Komplizierter ist die Machtfrage nach dem angekündigten Rückzug von Parteichefin Annegret Kramp-Karrenbauer. Mit Laschet, Friedrich Merz, Jens Spahn und Ralph Brinkhaus werden gleich vier Vertreter des Landesverbandes für Höheres gehandelt. Für die einst zerstrittene NRW-CDU, die 2005 nicht einmal einen Bundesminister im ersten Merkel-Kabinett stellen durfte, ist das keine so schlechte Ausgangslage.

Doch in der NRW-CDU wird die Forderung nach einer schnellen Klärung der Führungsfragen der Union lauter. Löttgen brachte am Dienstag ein Vorziehen des Bundesparteitages ins Gespräch: „Wir brauchen schnellstmöglich Klarheit in der Führungsfrage. Ich persönlich bin auch der Meinung, dass unser Parteitag nicht erst im Dezember stattfinden kann“, sagte er unserer Redaktion.

Damit stellte sich der erste Spitzenvertreter des mitgliederstärksten Landesverbandes gegen den von Noch-Parteichefin Kramp-Karrenbauer vorgeschlagenen Zeitplan. „CDU und CSU müssen sich die Zeit nehmen, um in Ruhe das Verfahren zur Aufstellung eines Kanzlerkandidaten zu klären. Daraus darf aber keine monatelange Hängepartie werden“, so Löttgen weiter.

Ist eine vorzeitige Ablösung Merkels durch Laschet denkbar?

Noch beim Hamburger Parteitag 2018 hatten etliche Landtagsabgeordnete Merz gewählt. Mancher schwärmt noch immer davon, wie der 64-jährige Sauerländer bei Wahlkreis-Veranstaltungen die Basis begeistern kann. Doch auch Laschets freundlich-integrierende Kraft wird gelobt, um die zerrissen wirkende Union zusammenhalten. Nur weiß kaum jemand, wie der Ministerpräsident Kanzlerkandidat und Bundesvorsitzender werden soll, ohne sich selbst oder der NRW-Koalition Schaden zuzufügen.

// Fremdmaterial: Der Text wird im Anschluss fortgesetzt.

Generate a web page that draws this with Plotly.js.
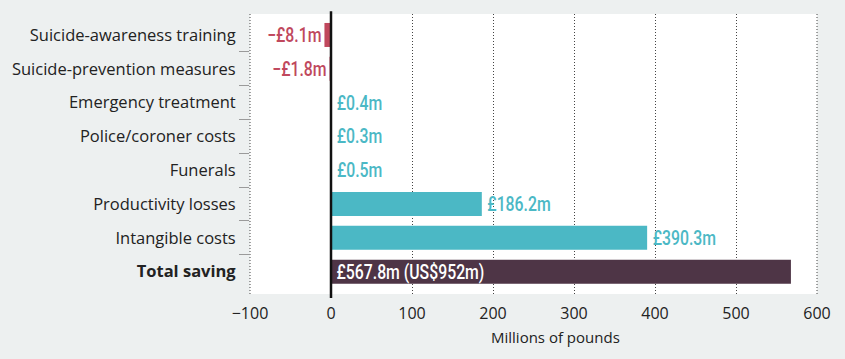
<!DOCTYPE html>
<html>
<head>
<meta charset="utf-8">
<script src="https://cdn.plot.ly/plotly-3.0.1.min.js"></script>
<style>html,body{margin:0;padding:0;background:#edf0f0;}#chart{width:845px;height:359px;}</style>
</head>
<body>
<div id="chart"></div>
<script>
const categories = ["Suicide-awareness training","Suicide-prevention measures","Emergency treatment","Police/coroner costs","Funerals","Productivity losses","Intangible costs","Total saving"];
const values = [-8.1, -1.8, 0.4, 0.3, 0.5, 186.2, 390.3, 567.8];
const labels = ["\u2212£8.1m","\u2212£1.8m","£0.4m","£0.3m","£0.5m","£186.2m","£390.3m","£567.8m (US$952m)"];
const xTicks = [-100, 0, 100, 200, 300, 400, 500, 600];
const xTickText = ["\u2212100","0","100","200","300","400","500","600"];

const RED = "#c0485d", TEAL = "#4bb8c5", PURPLE = "#4e3546";
const LBL_FONT = "Roboto, sans-serif";
const CONDENSE = 0.79;
const last = values.length - 1;
const colors = values.map((v, i) => i === last ? PURPLE : (v < 0 ? RED : TEAL));
const textColors = values.map((v, i) => i === last ? "#ffffff" : (v < 0 ? RED : TEAL));
const idx = categories.map((_, i) => i);
const boundaries = idx.slice(0, -1).map(i => i + 0.5);
const yRange = [7.66, -0.62];

const trace = {
  type: "bar", orientation: "h",
  x: values, y: idx,
  width: 0.71,
  marker: {color: colors, line: {width: 0}},
  text: labels,
  textposition: values.map((v, i) => i === last ? "inside" : "outside"),
  insidetextanchor: "start",
  textfont: {family: LBL_FONT, size: 20, weight: 500, color: textColors},
  outsidetextfont: {family: LBL_FONT, size: 20, weight: 500, color: textColors},
  insidetextfont: {family: LBL_FONT, size: 20, weight: 500, color: "#ffffff"},
  constraintext: "none",
  cliponaxis: false,
  hoverinfo: "skip"
};

const layout = {
  width: 845, height: 359,
  margin: {l: 250, r: 28, t: 14, b: 65},
  paper_bgcolor: "#edf0f0",
  plot_bgcolor: "#ffffff",
  showlegend: false,
  font: {family: "Open Sans, sans-serif", size: 15, color: "#222222"},
  xaxis: {
    range: [-100, 600],
    tickvals: xTicks, ticktext: xTickText,
    showgrid: true, gridcolor: "#444444", griddash: "1px,2px", gridwidth: 1,
    zeroline: true, zerolinecolor: "#111111", zerolinewidth: 2.5,
    ticks: "", showline: false,
    ticklabelstandoff: 8,
    tickfont: {family: "Open Sans, sans-serif", size: 16, color: "#222222"},
    fixedrange: true
  },
  yaxis: {
    range: yRange,
    tickvals: idx,
    ticktext: categories.map((c, i) => i === last ? "<b>" + c + "</b>" : c),
    showgrid: false, zeroline: false, showline: false,
    ticks: "outside", ticklen: 10, tickcolor: "rgba(0,0,0,0)", tickwidth: 1,
    minor: {tickvals: boundaries, ticks: "outside", ticklen: 10, tickcolor: "#9a9a9a", tickwidth: 1, showgrid: false},
    tickfont: {family: "Open Sans, sans-serif", size: 16.5, color: "#222222"},
    fixedrange: true
  },
  shapes: [
    {type: "line", xref: "paper", yref: "paper", x0: 0, x1: 0, y0: 0, y1: 1, line: {color: "#444444", width: 1, dash: "1px,2px"}},
    {type: "line", xref: "paper", yref: "paper", x0: 1, x1: 1, y0: 0, y1: 1, line: {color: "#444444", width: 1, dash: "1px,2px"}},
    {type: "line", xref: "x", yref: "paper", x0: 0, x1: 0, y0: -0.014, y1: 1.01, line: {color: "#111111", width: 2.5}}
  ],
  annotations: [
    {text: "Millions of pounds", xref: "paper", yref: "paper", x: 0.538, y: 0, yshift: -43, showarrow: false,
     xanchor: "center", yanchor: "middle", font: {family: "Open Sans, sans-serif", size: 15, color: "#222222"}}
  ],
  bargap: 0.28
};

Plotly.newPlot("chart", [trace], layout, {displayModeBar: false, staticPlot: true}).then(gd => {
  const texts = gd.querySelectorAll("text.bartext");
  texts.forEach((t, k) => {
    const before = t.getBoundingClientRect();
    const w = t.getComputedTextLength();
    t.setAttribute("textLength", (w * CONDENSE).toFixed(2));
    t.setAttribute("lengthAdjust", "spacingAndGlyphs");
    const after = t.getBoundingClientRect();
    const v = values[k];
    const pad = (v < 0) ? 0 : 2.5;
    const dx = (v < 0) ? (before.right - after.right) : (before.left - after.left + pad);
    const x0 = parseFloat(t.getAttribute("x") || "0");
    t.setAttribute("x", (x0 + dx).toFixed(2));
  });
});
</script>
</body>
</html>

Die meisten gehen davon aus, dass in wenigen Wochen klar sein wird, wer CDU-Vorsitzender und Kanzlerkandidat werden soll. Der designierte Parteichef müsste sofort volle Präsenz in Berlin zeigen. Lässt sich das wirklich bis zur Bundestagswahl im Herbst 2021 mit dem Regierungsamt in Düsseldorf vereinbaren? „Ministerpräsident Nie da“, würde wohl die Opposition sticheln. Grünen-Landeschefin Mona Neubaur merkte bereits am Dienstag an: „Je mehr sich die Parteien, die die Groko tragen, mit sich selbst beschäftigen, desto größer wird die Unzufriedenheit der Bürger.“

Andererseits: Sind schnelle Neuwahlen im Bund denkbar oder gar eine vorzeitige Ablösung Merkels an der Groko-Spitze durch Laschet, wie der „Tagesspiegel“ am Dienstag spekulierte. Laschet hüllt sich vorerst in Schweigen. Noch ein paar Tage wird er sich hinter Verfahrensfragen verschanzen können, dann muss er die zentrale Frage in jedem Beziehungschaos beantworten: Gehen oder bleiben?